朝日化学肥料の悪ガス問題
あさひかがくひりょうのあくガスもんだい
出典: Web版尼崎地域史事典『apedia』
1936年(昭和11)8月1日尼崎市東部の広範囲に刺激性の異臭のあるガスが立ちこめ、それにより中毒症状を起こした住民が重症数十人軽症数千人におよんだ。これは同年開設した初島町の朝日化学肥料の工場での硫酸製造の試験作業で発生した悪ガス(亜硫酸ガス)によるものであった。東部住民からの陳情をうけて、市会は県にたいし悪ガスの除去が確認されないかぎり製造を許可しないことを要請した。
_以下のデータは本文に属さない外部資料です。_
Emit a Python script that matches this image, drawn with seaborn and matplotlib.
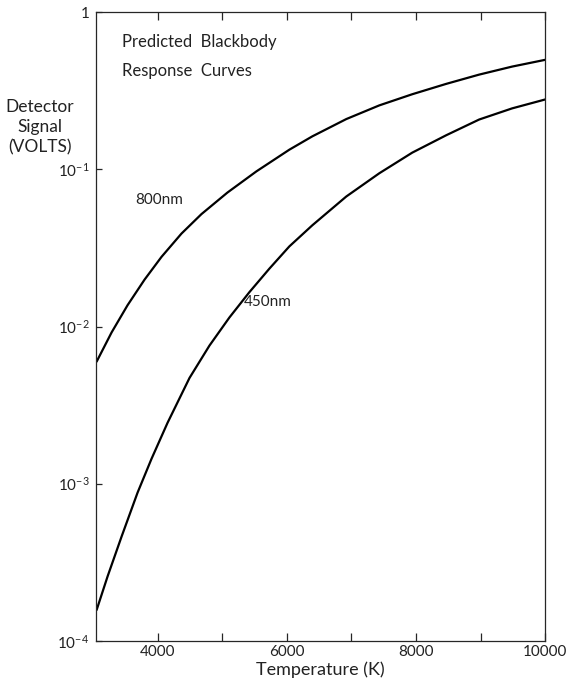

しかし県は9月10日設備に欠陥なしと認め工場使用許可証を与え、しかも市会の問題としたり、大衆運動をするのは慎重にすべきだという警察署長の談話が発表された。これに憤激した東部10区の役員230人が有吉實市長に辞表を出す騒ぎとなったので、市長は市会議長・県会議員に調停を依頼し、その結果23日10区の代表者との間に6か条の調停条件により和解が成立し紛争は一応落着した。その後の排ガスははじめのようなはげしい被害はひき起こさなかったが、ながく尼崎市東部の最大の大気汚染源となった。